This is an opinion, YMMV.
I think Eclipse is great.
Dependencies: I downloaded the ZIP file, extracted its contents, and ran eclipse.exe. It has to be one of the easiest and fastest installations I've ever done, and I've done it on several computers.
Slow: That has not been my experience at all. It is quite responsive for me.
Buggy GUI: I have only seen one bug in the GUI, which is very minor. Specifically, on very rare occasions, the text cursor will disappear from the editing pane. However, this is extremely rare. In many months of usage I have only seen it a few times. And simply clicking on another component to focus it and then clicking back on the editor will restore it. Other than that I have seen no GUI bugs.

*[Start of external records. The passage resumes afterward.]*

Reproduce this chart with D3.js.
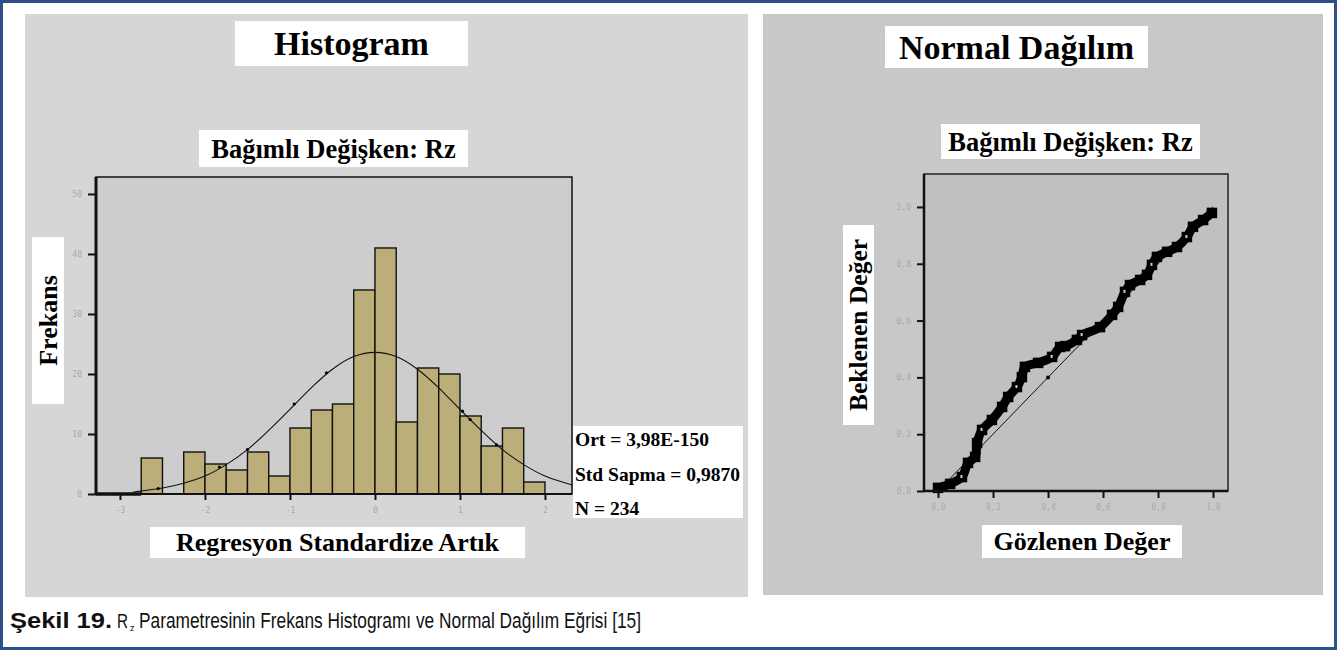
<!DOCTYPE html>
<html>
<head>
<meta charset="utf-8">
<script src="https://cdn.jsdelivr.net/npm/d3@7"></script>
<style>
  html, body { margin: 0; padding: 0; background: #fff; }
  svg { display: block; }
  .serif { font-family: "Liberation Serif", "Times New Roman", serif; font-weight: bold; fill: #000; }
  .tick-label { font-family: "DejaVu Sans Mono", monospace; font-size: 8px; fill: #a8a8a8; }
</style>
</head>
<body>
<svg id="fig" width="1338" height="651"></svg>
<script>
// ---- Histogram of standardized regression residuals ----
const binStarts = [-2.75, -2.5, -2.25, -2.0, -1.75, -1.5, -1.25, -1.0, -0.75, -0.5, -0.25, 0.0, 0.25, 0.5, 0.75, 1.0, 1.25, 1.5, 1.75];
const binCounts = [6, 0, 7, 5, 4, 7, 3, 11, 14, 15, 34, 41, 12, 21, 20, 13, 8, 11, 2];
const binWidth = 0.25;

// fitted normal curve
const curveX = [-2.85, -2.75, -2.5, -2.25, -2.0, -1.75, -1.5, -1.25, -1.0, -0.75, -0.5, -0.25, 0.0, 0.25, 0.5, 0.75, 1.0, 1.25, 1.5, 1.75, 2.0, 2.25, 2.32];
const curveY = [0.3, 0.5, 1.0, 1.8, 3.0, 4.9, 7.4, 10.6, 14.1, 17.7, 20.8, 22.9, 23.6, 22.9, 20.8, 17.7, 14.1, 10.6, 7.4, 4.9, 3.0, 1.8, 1.5];
const curveDotX = [-2.55, -1.83, -1.5, -0.95, -0.57, 1.03, 1.12, 1.43];
const curveDotY = [0.9, 4.5, 7.4, 15.0, 20.2, 13.8, 12.4, 8.2];

const histXTicks = [-3, -2, -1, 0, 1, 2];
const histXTickLabels = ["-3", "-2", "-1", "0", "1", "2"];
const histYTicks = [0, 10, 20, 30, 40, 50];
const histYTickLabels = ["0", "10", "20", "30", "40", "50"];

const statsLines = ["Ort = 3,98E-150", "Std Sapma = 0,9870", "N = 234"];

// ---- P-P plot: observed vs expected cumulative probability ----
const ppObserved = [0.000, 0.044, 0.087, 0.109, 0.135, 0.142, 0.160, 0.196, 0.233, 0.255, 0.287, 0.305, 0.316, 0.364, 0.415, 0.444, 0.462, 0.505, 0.524, 0.589, 0.633, 0.655, 0.680, 0.698, 0.735, 0.760, 0.778, 0.796, 0.833, 0.869, 0.905, 0.927, 0.964, 0.996];
const ppExpected = [0.011, 0.025, 0.049, 0.099, 0.120, 0.169, 0.215, 0.250, 0.296, 0.331, 0.366, 0.401, 0.437, 0.451, 0.472, 0.507, 0.510, 0.532, 0.549, 0.577, 0.620, 0.648, 0.701, 0.725, 0.743, 0.761, 0.796, 0.824, 0.842, 0.859, 0.894, 0.930, 0.954, 0.979];
const refLine = [0, 1];
const refDots = [0.4];
const ppTicks = [0, 0.2, 0.4, 0.6, 0.8, 1.0];

const svg = d3.select("#fig");

// page frame
svg.append("rect").attr("x", 1.5).attr("y", 1.5).attr("width", 1334).attr("height", 647)
  .attr("fill", "#fff").attr("stroke", "#2f4f8a").attr("stroke-width", 3);

// panel backgrounds
svg.append("rect").attr("x", 25).attr("y", 14).attr("width", 723).attr("height", 583).attr("fill", "#d6d6d6");
svg.append("rect").attr("x", 763).attr("y", 14).attr("width", 560).attr("height", 581).attr("fill", "#c8c8c8");

// white label boxes with bold serif text
function labelBox(g, x, y, w, h, text, size, rotate) {
  g.append("rect").attr("x", x).attr("y", y).attr("width", w).attr("height", h).attr("fill", "#fff");
  const cx = x + w / 2, cy = y + h / 2;
  const t = g.append("text").attr("class", "serif").attr("font-size", size)
    .attr("text-anchor", "middle").attr("dominant-baseline", "central").text(text);
  if (rotate) t.attr("transform", `translate(${cx},${cy}) rotate(-90)`);
  else t.attr("x", cx).attr("y", cy);
  return t;
}

// ================= Histogram panel =================
const hx = d3.scaleLinear().domain([-3.282, 2.318]).range([96, 572]);
const hy = d3.scaleLinear().domain([0, 52.83]).range([494, 177]);
const hg = svg.append("g");

labelBox(hg, 235, 21, 233, 45, "Histogram", 34);
labelBox(hg, 199, 130, 269, 37, "Bağımlı Değişken: Rz", 26.5);
labelBox(hg, 32, 237, 32, 167, "Frekans", 26, true);
labelBox(hg, 150, 527, 375, 31, "Regresyon Standardize Artık", 26);

// plot background and frame
hg.append("rect").attr("x", hx.range()[0]).attr("y", hy.range()[1])
  .attr("width", hx.range()[1] - hx.range()[0]).attr("height", hy.range()[0] - hy.range()[1])
  .attr("fill", "#cdcdcd").attr("stroke", "#111").attr("stroke-width", 1.5);

// bars
hg.selectAll("rect.bar").data(binStarts.map((s, i) => ({ s, c: binCounts[i] })).filter(d => d.c > 0))
  .join("rect").attr("class", "bar")
  .attr("x", d => hx(d.s)).attr("width", d => hx(d.s + binWidth) - hx(d.s))
  .attr("y", d => hy(d.c)).attr("height", d => hy(0) - hy(d.c))
  .attr("fill", "#bcae78").attr("stroke", "#111").attr("stroke-width", 1.4);

// normal curve
const lineH = d3.line().x((d, i) => hx(curveX[i])).y(d => hy(d)).curve(d3.curveCatmullRom);
hg.append("path").attr("d", lineH(curveY)).attr("fill", "none").attr("stroke", "#111").attr("stroke-width", 1.1);
hg.selectAll("circle.cd").data(curveDotY).join("circle").attr("class", "cd")
  .attr("cx", (d, i) => hx(curveDotX[i])).attr("cy", d => hy(d)).attr("r", 1.6).attr("fill", "#000");

// baseline, heavier over the empty leading bins
hg.append("line").attr("x1", hx.range()[0]).attr("x2", hx.range()[1]).attr("y1", hy(0)).attr("y2", hy(0))
  .attr("stroke", "#111").attr("stroke-width", 2);
hg.append("line").attr("x1", hx.range()[0]).attr("x2", hx(binStarts[0])).attr("y1", hy(0)).attr("y2", hy(0))
  .attr("stroke", "#111").attr("stroke-width", 3.5);
// left axis line
hg.append("line").attr("x1", hx.range()[0]).attr("x2", hx.range()[0]).attr("y1", hy.range()[1]).attr("y2", hy(0))
  .attr("stroke", "#111").attr("stroke-width", 3);

// y axis
const hyAxis = d3.axisLeft(hy).tickValues(histYTicks).tickSize(8).tickPadding(6)
  .tickFormat((d, i) => histYTickLabels[i]);
const hyg = hg.append("g").attr("transform", `translate(${hx.range()[0]},0)`).call(hyAxis);
hyg.select(".domain").remove();
hyg.selectAll(".tick line").attr("stroke", "#111").attr("stroke-width", 2);
hyg.selectAll(".tick text").attr("class", "tick-label").attr("font-family", null).attr("font-size", null).attr("fill", null);

// x axis
const hxAxis = d3.axisBottom(hx).tickValues(histXTicks).tickSize(6).tickPadding(7)
  .tickFormat((d, i) => histXTickLabels[i]);
const hxg = hg.append("g").attr("transform", `translate(0,${hy(0)})`).call(hxAxis);
hxg.select(".domain").remove();
hxg.selectAll(".tick line").attr("stroke", "#111").attr("stroke-width", 2);
hxg.selectAll(".tick text").attr("class", "tick-label").attr("font-family", null).attr("font-size", null).attr("fill", null);

// statistics box
hg.append("rect").attr("x", 573).attr("y", 426).attr("width", 170).attr("height", 92).attr("fill", "#fff");
hg.selectAll("text.stat").data(statsLines).join("text").attr("class", "serif stat")
  .attr("x", 575).attr("y", (d, i) => 446 + i * 34.5).attr("font-size", 19.5).text(d => d);

// ================= Normal P-P panel =================
const px = d3.scaleLinear().domain([-0.051, 1.0545]).range([924, 1228]);
const py = d3.scaleLinear().domain([0, 1.116]).range([491, 174]);
const pg = svg.append("g");

labelBox(pg, 885, 26, 263, 42, "Normal Dağılım", 34);
labelBox(pg, 941, 124, 259, 35, "Bağımlı Değişken: Rz", 26.5);
labelBox(pg, 843, 225, 31, 200, "Beklenen Değer", 25.5, true);
labelBox(pg, 982, 525, 200, 33, "Gözlenen Değer", 26);

pg.append("rect").attr("x", px.range()[0]).attr("y", py.range()[1])
  .attr("width", px.range()[1] - px.range()[0]).attr("height", py.range()[0] - py.range()[1])
  .attr("fill", "#c0c0c0").attr("stroke", "#222").attr("stroke-width", 1.5);

// diagonal reference line
pg.append("line").attr("x1", px(refLine[0])).attr("y1", py(refLine[0]))
  .attr("x2", px(refLine[1])).attr("y2", py(refLine[1])).attr("stroke", "#111").attr("stroke-width", 1);
pg.selectAll("circle.rd").data(refDots).join("circle").attr("class", "rd")
  .attr("cx", d => px(d)).attr("cy", d => py(d)).attr("r", 2).attr("fill", "#000");

// dense band of observed points
const ppPts = ppObserved.map((o, i) => [o, ppExpected[i]]);
const lineP = d3.line().x(d => px(d[0])).y(d => py(d[1])).curve(d3.curveCatmullRom);
pg.append("path").attr("d", lineP(ppPts)).attr("fill", "none").attr("stroke", "#000")
  .attr("stroke-width", 9).attr("stroke-linecap", "round").attr("stroke-linejoin", "round");
pg.selectAll("rect.pt").data(ppPts).join("rect").attr("class", "pt")
  .attr("x", d => px(d[0]) - 4.5).attr("y", d => py(d[1]) - 4.5).attr("width", 9).attr("height", 9)
  .attr("fill", "#000").attr("stroke", "#000").attr("stroke-width", 1.5);
pg.selectAll("rect.speck").data(ppPts.filter((d, i) => i % 4 === 2)).join("rect").attr("class", "speck")
  .attr("x", d => px(d[0]) - 1.5).attr("y", d => py(d[1]) - 2).attr("width", 2).attr("height", 3)
  .attr("fill", "#cfcfcf");

// axes
const fmtP = d => d3.format(".1f")(d).replace(".", ",");
const pyAxis = d3.axisLeft(py).tickValues(ppTicks).tickSize(7).tickPadding(6).tickFormat(fmtP);
const pyg = pg.append("g").attr("transform", `translate(${px.range()[0]},0)`).call(pyAxis);
pyg.select(".domain").remove();
pyg.selectAll(".tick line").attr("stroke", "#111").attr("stroke-width", 2);
pyg.selectAll(".tick text").attr("class", "tick-label").attr("font-family", null).attr("font-size", null).attr("fill", null);

const pxAxis = d3.axisBottom(px).tickValues(ppTicks).tickSize(7).tickPadding(6).tickFormat(fmtP);
const pxg = pg.append("g").attr("transform", `translate(0,${py(0)})`).call(pxAxis);
pxg.select(".domain").remove();
pxg.selectAll(".tick line").attr("stroke", "#111").attr("stroke-width", 2);
pxg.selectAll(".tick text").attr("class", "tick-label").attr("font-family", null).attr("font-size", null).attr("fill", null);

pg.append("line").attr("x1", px.range()[0]).attr("x2", px.range()[1]).attr("y1", py(0)).attr("y2", py(0))
  .attr("stroke", "#111").attr("stroke-width", 2.5);
pg.append("line").attr("x1", px.range()[0]).attr("x2", px.range()[0]).attr("y1", py.range()[1]).attr("y2", py(0))
  .attr("stroke", "#111").attr("stroke-width", 2.5);

// ================= Caption =================
const cap = svg.append("g").attr("font-family", "'Liberation Sans Narrow', 'Liberation Sans', Arial, sans-serif")
  .attr("font-size", 22).attr("fill", "#111");
cap.append("text").attr("x", 10).attr("y", 628).attr("font-weight", "bold")
  .attr("textLength", 102).attr("lengthAdjust", "spacingAndGlyphs").text("Şekil 19.");
cap.append("text").attr("x", 117).attr("y", 628).attr("font-size", 20)
  .attr("textLength", 11).attr("lengthAdjust", "spacingAndGlyphs").text("R");
cap.append("text").attr("x", 130).attr("y", 631).attr("font-size", 9).text("z");
cap.append("text").attr("x", 139).attr("y", 628).attr("textLength", 502).attr("lengthAdjust", "spacingAndGlyphs")
  .text("Parametresinin Frekans Histogramı ve Normal Dağılım Eğrisi [15]");
</script>
</body>
</html>
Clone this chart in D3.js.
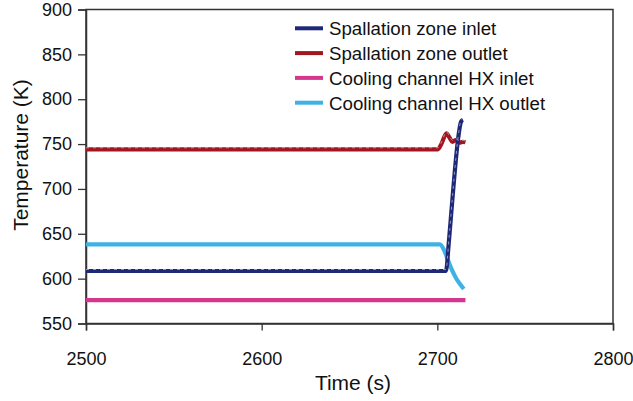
<!DOCTYPE html>
<html>
<head>
<meta charset="utf-8">
<script src="https://cdn.jsdelivr.net/npm/d3@7"></script>
<style>
  html, body { margin: 0; padding: 0; background: #fff; }
  svg { display: block; font-family: "Liberation Sans", Arial, sans-serif; }
</style>
</head>
<body>
<svg id="chart" width="633" height="401"></svg>
<script>
// Temperature histories near the transient (time in s, temperature in K)
const seriesNames = [
  "Spallation zone inlet",
  "Spallation zone outlet",
  "Cooling channel HX inlet",
  "Cooling channel HX outlet"
];
const seriesColors = ["#1e2878", "#a3161f", "#d4378c", "#3fb2e4"];

const inletTime = [2500, 2600, 2704.9, 2706.6, 2708.3, 2710.0, 2711.7, 2713.5, 2714.6];
const inletTemp = [608.5, 608.5, 608.5, 642, 682, 721, 754, 775, 777];

const outletTime = [2500, 2600, 2700.3, 2702.5, 2705.2, 2707.0, 2708.6, 2710.5, 2712.5, 2714.6, 2716];
const outletTemp = [744.2, 744.2, 744.2, 751, 762, 757, 752.5, 754.5, 751.5, 752.5, 752];

const hxInletTime = [2500, 2600, 2716];
const hxInletTemp = [576, 576, 576];

const hxOutletTime = [2500, 2600, 2701.5, 2703.8, 2706.0, 2708.3, 2710.6, 2712.9, 2715.1];
const hxOutletTemp = [638.3, 638.3, 638.3, 632, 621, 609.7, 600.8, 594, 588.5];

const xTicks = [2500, 2600, 2700, 2800];
const yTicks = [550, 600, 650, 700, 750, 800, 850, 900];

const seriesData = [
  inletTime.map((t, i) => [t, inletTemp[i]]),
  outletTime.map((t, i) => [t, outletTemp[i]]),
  hxInletTime.map((t, i) => [t, hxInletTemp[i]]),
  hxOutletTime.map((t, i) => [t, hxOutletTemp[i]])
];

const svg = d3.select("#chart");
const plotL = 86, plotR = 613, plotT = 9.5, plotB = 323.5;

const x = d3.scaleLinear().domain([2500, 2800]).range([plotL, plotR]);
const y = d3.scaleLinear().domain([550, 900]).range([plotB, plotT]);

const line = d3.line().x(d => x(d[0])).y(d => y(d[1])).curve(d3.curveMonotoneX);

// plot frame
svg.append("rect")
  .attr("x", plotL).attr("y", plotT)
  .attr("width", plotR - plotL).attr("height", plotB - plotT)
  .attr("fill", "none").attr("stroke", "#333").attr("stroke-width", 1.5);

// axes
const xAxis = svg.append("g")
  .attr("transform", `translate(0,${plotB})`)
  .call(d3.axisBottom(x).tickValues(xTicks).tickFormat(d3.format("d")).tickSize(7).tickPadding(22));
const yAxis = svg.append("g")
  .attr("transform", `translate(${plotL},0)`)
  .call(d3.axisLeft(y).tickValues(yTicks).tickFormat(d3.format("d")).tickSize(8).tickPadding(6));

[xAxis, yAxis].forEach(g => {
  g.select(".domain").attr("stroke", "#333").attr("stroke-width", 1.5);
  g.selectAll(".tick line").attr("stroke", "#333").attr("stroke-width", 1.3);
  g.selectAll(".tick text")
    .attr("fill", "#111")
    .style("font-family", "'Liberation Sans', Arial, sans-serif")
    .style("font-size", "18px");
});

// data lines, drawn with the blue inlet curve on top of the others
const order = [2, 1, 3, 0];
order.forEach(i => {
  svg.append("path")
    .datum(seriesData[i])
    .attr("d", line)
    .attr("fill", "none")
    .attr("stroke", seriesColors[i])
    .attr("stroke-width", 4.2)
    .attr("stroke-linejoin", "round")
    .attr("stroke-linecap", "butt");
});

// faint marker trace along the spallation-zone curves
[0, 1].forEach(i => {
  svg.append("path")
    .datum(seriesData[i])
    .attr("d", line)
    .attr("fill", "none")
    .attr("stroke", "#c8c8c8")
    .attr("stroke-width", 1)
    .attr("stroke-dasharray", "3,4")
    .attr("opacity", 0.7)
    .attr("transform", "translate(0,-1.5)");
});

// axis titles
svg.append("text")
  .attr("x", 353).attr("y", 390)
  .attr("text-anchor", "middle")
  .style("font-size", "21px").attr("fill", "#111")
  .text("Time (s)");
svg.append("text")
  .attr("transform", "translate(28,155) rotate(-90)")
  .attr("text-anchor", "middle")
  .style("font-size", "21px").attr("fill", "#111")
  .text("Temperature (K)");

// legend
const legend = svg.append("g");
seriesNames.forEach((name, i) => {
  const ly = 28.3 + i * 24.8;
  legend.append("line")
    .attr("x1", 295).attr("x2", 323)
    .attr("y1", ly).attr("y2", ly)
    .attr("stroke", seriesColors[i]).attr("stroke-width", 4);
  legend.append("text")
    .attr("x", 329).attr("y", ly + 7)
    .style("font-size", "18.7px").attr("fill", "#111")
    .text(name);
});
</script>
</body>
</html>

The features are great. The code completion works extremely well and saves a lot of time. Real-time compiling of the code means I can run the project immediately whenever I want. Also it generates perfectly accurate compiler warnings and errors in real time and gives shortcuts to perform basic fixes/cleanup to solve the problem. The integrated display of Javadoc is very helpful. The integrated debugger is very powerful. It has syntax-aware code searching, which is a huge improvement over a primitive text-matching search (which of course it also has if needed). The refactoring tools are powerful and get the job done correctly. It's easy to add libraries to a project and to include links to the libraries' source code and Javadoc so you can immediately view the Javadoc or source code for any libraries you're using. Also the management of projects is very easy. It doesn't mind at all if you add, move, delete, and edit files outside of the IDE. You are not restricted to managing the project files through the IDE. You can just toss them around like ordinary files and the IDE will adjust itself accordingly. In general, I've seen IDEs with a lot of features that don't really do much to enhance productivity. I can genuinely say, however, that many of the features in Eclipse make an immediately noticeable improvement in productivity.
Overall I am very happy with it. I do wish, however, it had some kind of GUI design tool built in by default.
Now as a disclaimer, I have not used it for Android development, just plain Java. Also I have not used Visual Studio so I cannot compare it on that basis.
However I have used Netbeans and I greatly prefer Eclipse. Eclipse has very extensive customization of the editors and it really works. I like to use 3-wide tab stops for indentation. I don't want to argue about indentation preferences, but what's important here is you can set your preferences in Eclipse and they will actually work perfectly. In Netbeans if you try to set it to use tabs or even just use a different number of spaces it will generate a huge nasty mess, at least as of the last time I tried it, which was probably last year sometime.